Menanamkan sikap berintegritas harus dimulai hal kecil di kehidupan sehari-hari, dimanapun berada tetap harus menjaga wibawa dan bersikap jujur.

Harus punya cita - cita agar tidak terputus dari rahmat Allah SWT


Sesuaikan Antara Cita-Cita di Masa Depan dengan Tindakan di Masa Sekarang

Artinya: “Dan apa saja musibah yang menimpa kamu maka adalah disebabkan oleh perbuatan tanganmu sendiri, dan Allah memaafkan banyak (dari kesalahan-kesalahanmu)” (Q.S. Asy-Syura: 30)

Setiap manusia pasti menginginkan hal yang terbaik bagi dirinya di masa yang akan datang. Dalam konteks sebagai seorang mukmin yang beriman kepada Allah Swt. tentu saja ingin yang terbaik di dunia dan akhirat. Untuk mencapai keinginan atau cita-cita tersebut manusia harus menyusun rencana yang sebaik-baiknya, berusaha maksimal, berdoa tanpa pernah henti, dan terakhir pasrah kepada ketetapan Allah Swt.

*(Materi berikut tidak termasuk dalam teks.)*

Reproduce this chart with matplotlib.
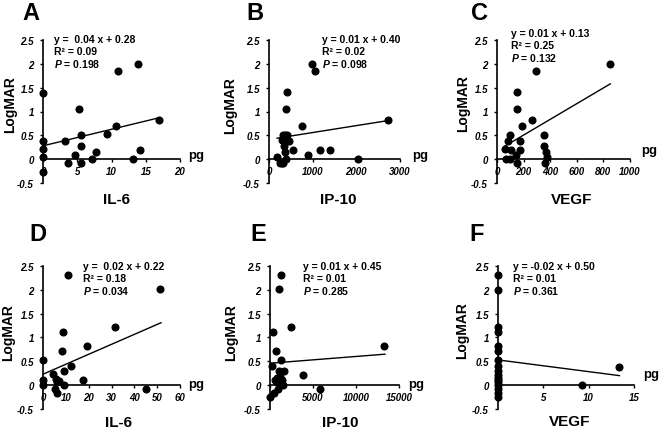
import matplotlib
matplotlib.use("Agg")
import matplotlib.pyplot as plt

plt.rcParams['font.family'] = ['Liberation Sans', 'DejaVu Sans']
plt.rcParams['mathtext.fontset'] = 'custom'
plt.rcParams['mathtext.rm'] = 'Liberation Sans:bold'
plt.rcParams['mathtext.it'] = 'Liberation Sans:bold:italic'
plt.rcParams['mathtext.bf'] = 'Liberation Sans:bold'

# ---------------- data ----------------
panel_letters = ["A", "B", "C", "D", "E", "F"]
cytokines = ["IL-6", "IP-10", "VEGF", "IL-6", "IP-10", "VEGF"]
equations = ["y =  0.04 x + 0.28", "y = 0.01 x + 0.40", "y = 0.01 x + 0.13",
             "y =  0.02 x + 0.22", "y = 0.01 x + 0.45", "y = -0.02 x + 0.50"]
r2_values = ["0.09", "0.02", "0.25", "0.18", "0.01", "0.01"]
p_values = ["0.198", "0.098", "0.132", "0.034", "0.285", "0.361"]

a_x = [0, 0, 0, 0, 0, 3.2, 3.7, 4.6, 5.2, 5.5, 5.5, 5.5, 7.2, 7.8, 9.3, 10.7, 11.0, 13.2, 13.8, 14.1, 17.0]
a_y = [1.39, 0.38, 0.21, 0.04, -0.27, 0.38, -0.09, 0.09, 1.05, 0.51, 0.28, -0.09, 0.0, 0.14, 0.52, 0.69, 1.85, 0.0, 2.0, 0.2, 0.82]
a_fit_x = [0, 17.0]
a_fit_y = [0.28, 0.87]
a_ticks = [0, 5, 10, 15, 20]

b_x = [184, 245, 290, 320, 290, 320, 345, 360, 360, 385, 405, 420, 400, 460, 550, 765, 903, 995, 1056, 1163, 1400, 2043, 2731]
b_y = [0.04, -0.09, -0.09, -0.09, 0.41, 0.51, 0.28, 0.15, 0.51, 1.05, 0.51, 1.40, 0.0, 0.38, 0.2, 0.69, 0.08, 2.0, 1.85, 0.2, 0.2, 0.0, 0.82]
b_fit_x = [184, 2731]
b_fit_y = [0.44, 0.81]
b_ticks = [0, 1000, 2000, 3000]

c_x = [58, 66, 84, 97, 97, 109, 142, 148, 153, 148, 170, 173, 188, 262, 295, 350, 350, 365, 360, 375, 852]
c_y = [0.21, 0.0, 0.38, 0.51, 0.0, 0.2, 0.08, 1.40, 1.05, -0.09, 0.2, 0.38, 0.69, 0.82, 1.85, 0.51, 0.28, 0.14, -0.09, 0.04, 2.0]
c_fit_x = [51, 852]
c_fit_y = [0.26, 1.58]
c_ticks = [0, 200, 400, 600, 800, 1000]

d_x = [0, 0, 0, 4.5, 5.7, 6.3, 5.3, 6.0, 7.2, 8.3, 8.9, 9.2, 9.3, 11.1, 12.1, 17.7, 19.1, 31.4, 45.0, 51.2]
d_y = [0.53, 0.11, 0.0, 0.23, 0.13, 0.06, -0.07, -0.17, 0.09, 0.72, 1.11, 0.30, 0.0, 2.32, 0.41, 0.1, 0.83, 1.23, -0.07, 2.01]
d_fit_x = [0, 51.7]
d_fit_y = [0.23, 1.31]
d_ticks = [0, 10, 20, 30, 40, 50, 60]

e_x = [0, 271, 310, 465, 580, 660, 775, 850, 970, 970, 1085, 1085, 1160, 1280, 1280, 1360, 1470, 1670, 2440, 3875, 5810, 13300]
e_y = [-0.25, 0.41, 1.11, -0.17, 0.11, 0.72, 0.06, 0.14, 0.11, -0.07, 2.02, 0.30, 0.18, 2.32, 0.53, 0.11, 0.0, 0.30, 1.23, 0.22, -0.07, 0.82]
e_fit_x = [0, 13370]
e_fit_y = [0.46, 0.65]
e_ticks = [0, 5000, 10000, 15000]

f_x = [0, 0, 0, 0, 0, 0, 0, 0, 0, 0, 0, 0, 0, 0, 0, 0, 0, 9.3, 13.4]
f_y = [2.32, 2.0, 1.23, 1.11, 0.83, 0.72, 0.53, 0.41, 0.3, 0.22, 0.16, 0.11, 0.06, 0.0, -0.07, -0.17, -0.25, 0.0, 0.39]
f_fit_x = [0, 13.4]
f_fit_y = [0.53, 0.2]
f_ticks = [0, 5, 10, 15]

y_ticks = [-0.5, 0, 0.5, 1, 1.5, 2, 2.5]
y_tick_labels = ["-0.5", "0", "0.5", "1", "1.5", "2", "2.5"]

# ---------------- layout ----------------
W, H = 660, 435
fig = plt.figure(figsize=(6.6, 4.35), dpi=100)

def px(x, y):
    return x / W, 1 - y / H

# axes boxes in pixels: (x0, x1, ytop, ybottom)
boxes = [(43, 180, 41, 184), (269, 400, 41, 184), (497, 630, 41, 184),
         (43, 180, 267, 410), (270, 399, 267, 410), (498, 634, 267, 410)]
letter_pos = [(31, 14), (255, 14), (480, 14), (38, 235), (258, 235), (477, 235)]
eq_pos = [(54, 40), (322, 40), (511, 34), (83, 267), (303, 267), (513, 267)]
pg_pos = [(196, 156), (420, 156), (649, 151), (196, 385), (416, 385), (651, 375)]
ylab_pos = [(10, 105), (230, 106), (463, 104), (8, 333), (231, 333), (462, 331)]
xlab_pos = [(117, 200), (338, 200), (572, 200), (118, 423), (340, 423), (570, 422)]

xs = [a_x, b_x, c_x, d_x, e_x, f_x]
ys = [a_y, b_y, c_y, d_y, e_y, f_y]
fxs = [a_fit_x, b_fit_x, c_fit_x, d_fit_x, e_fit_x, f_fit_x]
fys = [a_fit_y, b_fit_y, c_fit_y, d_fit_y, e_fit_y, f_fit_y]
ticks = [a_ticks, b_ticks, c_ticks, d_ticks, e_ticks, f_ticks]

for i in range(6):
    x0, x1, yt, yb = boxes[i]
    ax = fig.add_axes([x0 / W, 1 - yb / H, (x1 - x0) / W, (yb - yt) / H])
    ax.patch.set_alpha(0)
    ax.plot(xs[i], ys[i], 'o', color='black', ms=4.8, clip_on=False, zorder=5)
    ax.plot(fxs[i], fys[i], '-', color='black', lw=1.0, zorder=4)
    ax.set_xlim(ticks[i][0], ticks[i][-1])
    ax.set_ylim(-0.5, 2.5)
    ax.spines['top'].set_visible(False)
    ax.spines['right'].set_visible(False)
    ax.spines['bottom'].set_position(('data', 0))
    ax.spines['left'].set_linewidth(1.2)
    ax.spines['bottom'].set_linewidth(1.2)
    ax.set_xticks(ticks[i])
    ax.set_xticklabels([str(t) for t in ticks[i]])
    ax.set_yticks(y_ticks)
    ax.set_yticklabels(y_tick_labels)
    ax.tick_params(axis='both', direction='out', length=2.5, width=1.0, labelsize=7)
    ax.tick_params(axis='x', pad=2.5)
    ax.tick_params(axis='y', pad=4)
    for lab in ax.get_xticklabels() + ax.get_yticklabels():
        lab.set_fontweight('bold')
        lab.set_fontstyle('italic')

    fig.text(*px(*letter_pos[i]), panel_letters[i], fontsize=17, fontweight='bold',
             ha='center', va='center')
    ex, ey = eq_pos[i]
    fig.text(*px(ex, ey), equations[i], fontsize=7.5, fontweight='bold', ha='left', va='center')
    fig.text(*px(ex, ey + 12), "R² = " + r2_values[i], fontsize=7.5, fontweight='bold',
             ha='left', va='center')
    fig.text(*px(ex, ey + 24), "$P$ = " + p_values[i], fontsize=7.5, fontweight='bold',
             ha='left', va='center')
    fig.text(*px(*pg_pos[i]), "pg", fontsize=9.5, fontweight='bold', ha='center', va='center')
    fig.text(*px(*ylab_pos[i]), "LogMAR", fontsize=10, fontweight='bold', rotation=90,
             ha='center', va='center')
    fig.text(*px(*xlab_pos[i]), cytokines[i], fontsize=11, fontweight='bold',
             ha='center', va='center')

fig.savefig("out.png", dpi=100)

Berbicara mengenai cita-cita di masa depan, ada salah satu kaidah populer yang mengatakan bahwa “Apa yang kita tanam kelak itulah yang akan kita petik”, hal ini juga senada dengan firman Allah Swt di atas.

Kita ambil contoh dari sebuah peristiwa ketika seorang ayah bersama anaknya yang menemui Khalifah ‘Umar ibn Khathab, dalam pertemuan itu si ayah mengadu kepada sang khalifah bahwa anaknya ini sangat tidak patuh dan durhaka kepadanya. “Apa benar yang disampaikan ayahmu kepadaku? bahwa engkau mendurhakainya?,” tanya sang Khalifah kepada sang anak.

“Benar wahai Khalifah, wahai Khalifah, saya telah durhaka kepadanya, wahai Khalifah, apakah hanya anak yang memiliki kewajiban untuk tidak mendurakai orang tuanya?, apakah orang tua tidak memiliki kewajiban kepada anaknya?,” tanya sang anak kembali kepada Khalifah. Kemudian Khalifah menjawab “Tidak wahai anak muda.” Khalifah Umar menyambung jawabannya “Orang tua setidaknya memiliki tiga kewajiban kepada anak yang harus ia penuhi. Pertama, hendaknya seorang ayah mencarikan ibu yang baik untuk anaknya. Kedua, hendaknya orang tua itu menamaimu dengan nama yang baik. Ketiga, hendaknya orang tua itu mengajarkanmu Al-Qur’an dan agama Islam,” tegas Umar.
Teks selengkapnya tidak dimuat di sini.